Mr. Speaker, I admire the willingness of the universities to persevere. I want to particularly say the Massachusetts Institute of Technology it seems to me showed a good deal of courage in this whole incident by not simply bucking under when they were sued. All the universities here, we should understand, the ones involved are fighting on behalf of themselves and other universities for the right to try to address the economic problems of people who could not afford to go to these schools. This is an effort by them to maximize the extent to which they give scholarship aid to people who genuinely need it and for whom it would be a necessity in going to school. They deserve credit for that. What they basically said is they will take on this fight and come to Congress for the right to be charitable in the best sense. So I am glad we are acting.
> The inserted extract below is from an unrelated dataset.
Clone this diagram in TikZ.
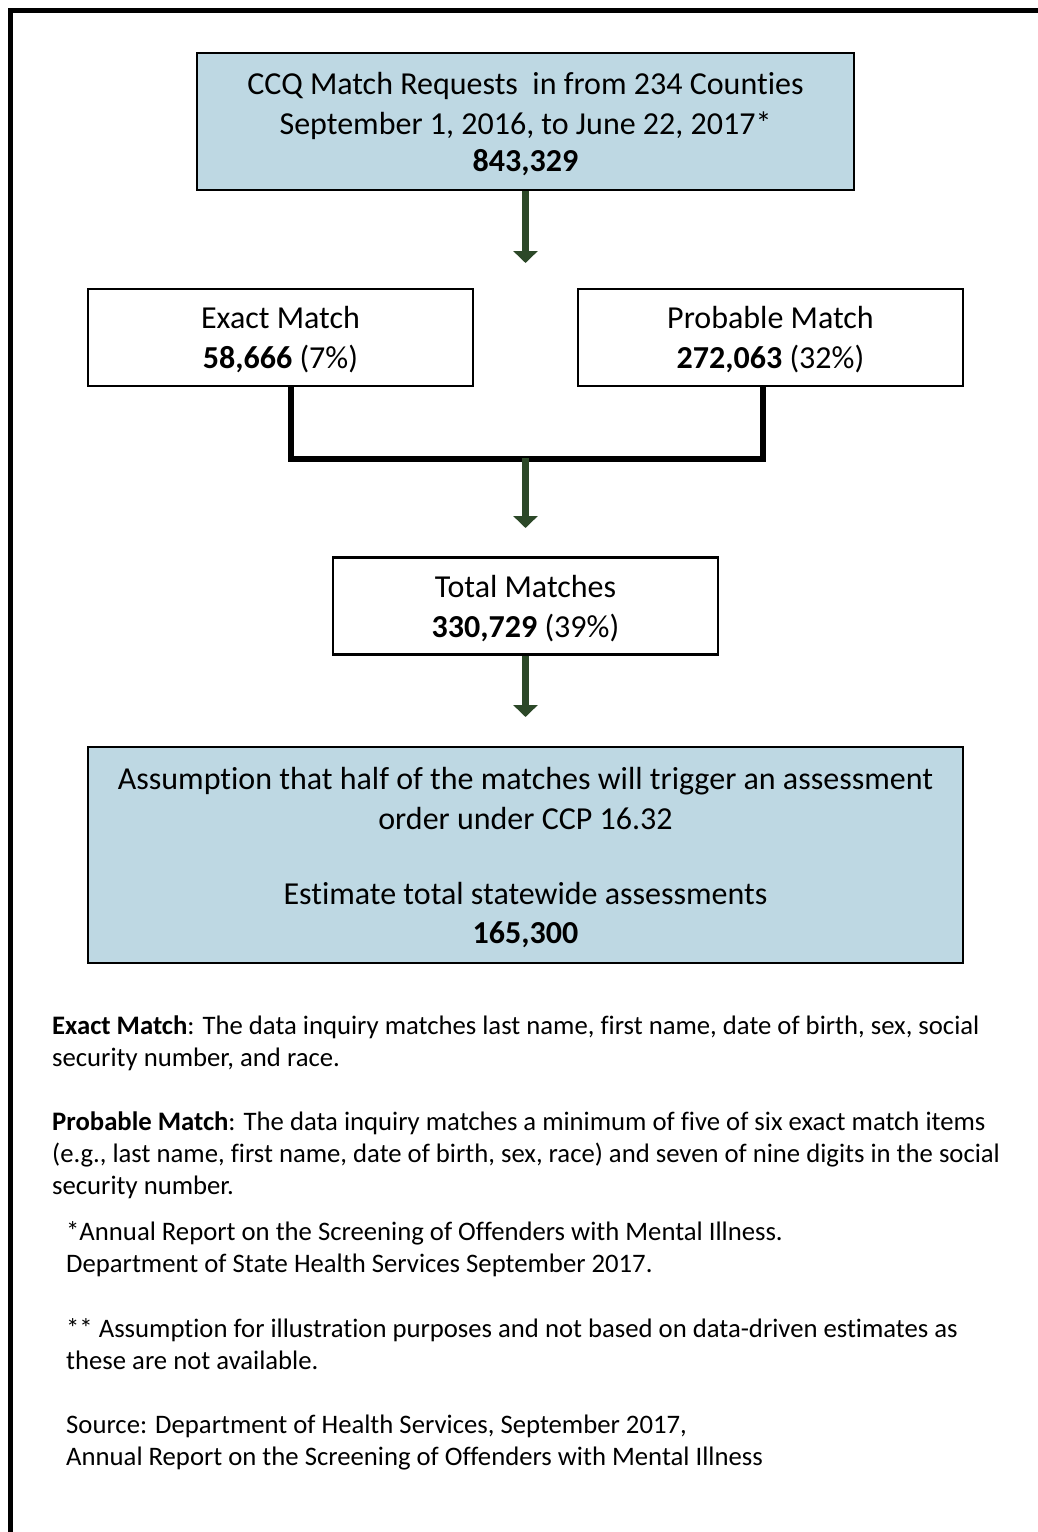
\documentclass[tikz,border=0pt]{standalone}
\usepackage{fontspec}
\setmainfont[Ligatures=NoCommon]{Carlito}
\usetikzlibrary{positioning,arrows.meta}

\definecolor{boxblue}{RGB}{190,216,227}
\definecolor{arrgreen}{RGB}{44,72,40}

\tikzset{
  blk/.style={draw,line width=2.5pt,inner sep=0pt,align=center,
    font=\fontsize{32}{40}\selectfont,text depth=-1pt},
  infobox/.style={blk,fill=boxblue},
  arr/.style={draw=arrgreen,line width=7pt,-{Triangle[width=24pt,length=12pt]}},
  bar/.style={line width=6pt},
  note/.style={anchor=north west,inner sep=0pt,align=left,
    font=\fontsize{26.7}{32}\selectfont}
}

\begin{document}
\begin{tikzpicture}[x=1pt,y=-1pt,on grid]
    \clip (0,0) rectangle (1038,1532);
    % outer frame, right and bottom sides run off the page
    \draw[line width=5pt] (10,10) rectangle (1100,1600);

    \node[infobox,minimum width=657pt,minimum height=137pt] (req) at (525.5,121.5)
      {CCQ Match Requests\ \ in from 234 Counties\\
       September 1, 2016, to June 22, 2017*\\[-3pt]
       \textbf{843,329}};
    \node[blk,minimum width=385pt,minimum height=97pt] (exact) [below left=216pt and 245pt of req]
      {Exact Match\\\textbf{58,666} (7\%)};
    \node[blk,minimum width=385pt,minimum height=97pt] (prob) [below right=216pt and 245pt of req]
      {Probable Match\\\textbf{272,063} (32\%)};
    \node[blk,minimum width=385pt,minimum height=97pt] (total) [below=484.5pt of req]
      {Total Matches\\\textbf{330,729} (39\%)};
    \node[infobox,minimum width=875pt,minimum height=216pt] (assume) [below=249pt of total]
      {Assumption that half of the matches will trigger an assessment\\
       order under CCP 16.32\\[35pt]
       Estimate total statewide assessments\\[-1pt]
       \textbf{165,300}};

    \coordinate (a1end) at (525.5,263);
    \coordinate (join) at (525.5,458);
    \coordinate (a2end) at (525.5,528);
    \coordinate (a3end) at (525.5,717);

    \draw[arr] (req.south) -- (a1end);
    \draw[bar] ([xshift=10pt]exact.south) -- ++(0,72) -| ([xshift=-8pt]prob.south);
    \draw[arr] (join) -- (a2end);
    \draw[arr] (total.south) -- (a3end);

    % notes under the chart
    \node[note] (defexact) at (52,1015.5)
      {\textbf{Exact Match}: The data inquiry matches last name, first name, date of birth, sex, social\\
       security number, and race.};
    \node[note] (defprob) at (52,1111.5)
      {\textbf{Probable Match}: The data inquiry matches a minimum of five of six exact match items\\
       (e.g., last name, first name, date of birth, sex, race) and seven of nine digits in the social\\
       security number.};
    \node[note] (star) at (66,1221.5)
      {*Annual Report on the Screening of Offenders with Mental Illness.\\
       Department of State Health Services September 2017.};
    \node[note] (dstar) at (66,1318.5)
      {** Assumption for illustration purposes and not based on data-driven estimates as\\
       these are not available.};
    \node[note] (src) at (66,1414.5)
      {Source: Department of Health Services, September 2017,\\
       Annual Report on the Screening of Offenders with Mental Illness};
\end{tikzpicture}
\end{document}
Mr. Speaker, I appreciate the leadership that the gentleman from Texas [Mr. Smith], a member of the majority took, in making sure we could bring this forward. I am delighted this is going forward now.
Mr. Speaker, I have no further requests for time, and I yield back the balance of my time.
Mr. CONYERS. Mr. Speaker, I want to commend Mr. Smith and Mr. Frank for their diligent work in bringing this bill to our attention. H.R. 1866 simply makes permanent a limited antitrust exemption for educational institutions.
Congress acted to provide the exemption after court decisions in 1991 and 1994 found that Ivy League schools who were sharing aid information concerning applicants were violating the antitrust laws. The 1994 law is scheduled to expire on September 30 of this year unless Congress first acts to extend it.
Under the terms of the current antitrust exemption, universities are permitted to develop common aid forms and exchange student financial data through a third party so long as they agree to admit students on a need-blind basis. This means that participating schools are able to make maximum use of their available funds and ensure that the largest number of students are able to receive some form of aid. The law specifically prohibits schools from comparing the amount or terms of specific aid offers made to students.
The 1994 law has worked well. Because of the law, financial aid officers have been able to develop a common set of principles for awarding aid and a common aid form. This has simplified the financial aid procedures for both students and their families as well as the colleges. In part, as a result, last year colleges and universities provided an estimated $8.6 billion in grants from their own funds, or 30 percent more than the $6.6 billion in aid provided by the Federal Government. This aid is absolutely vital at a time of ever diminishing Federal resources.
The exemption is narrowly drafted--allowing antitrust enforcers to pursue anticompetitive conduct while protecting socially beneficial activities by colleges--and deserves to be made permanent. I understand that the Justice Department has expressed no concerns with the bill, and I urge the Members to join me in supporting this well-intended legislation.
Mr. SMITH of Texas. Mr. Speaker, I thank the gentleman from Massachusetts [Mr. Frank], for his generous comments.
Mr. Speaker, I have no further requests for time, and I yield back the balance of my time.
The SPEAKER pro tempore (Mr. Petri). The question is on the motion offered by the gentleman from Texas [Mr. Smith] that the House suspend the rules and pass the bill, H.R. 1866.
The question was taken; and (two-thirds having voted in favor thereof) the rules were suspended and the bill was passed.
A motion to reconsider was laid on the table.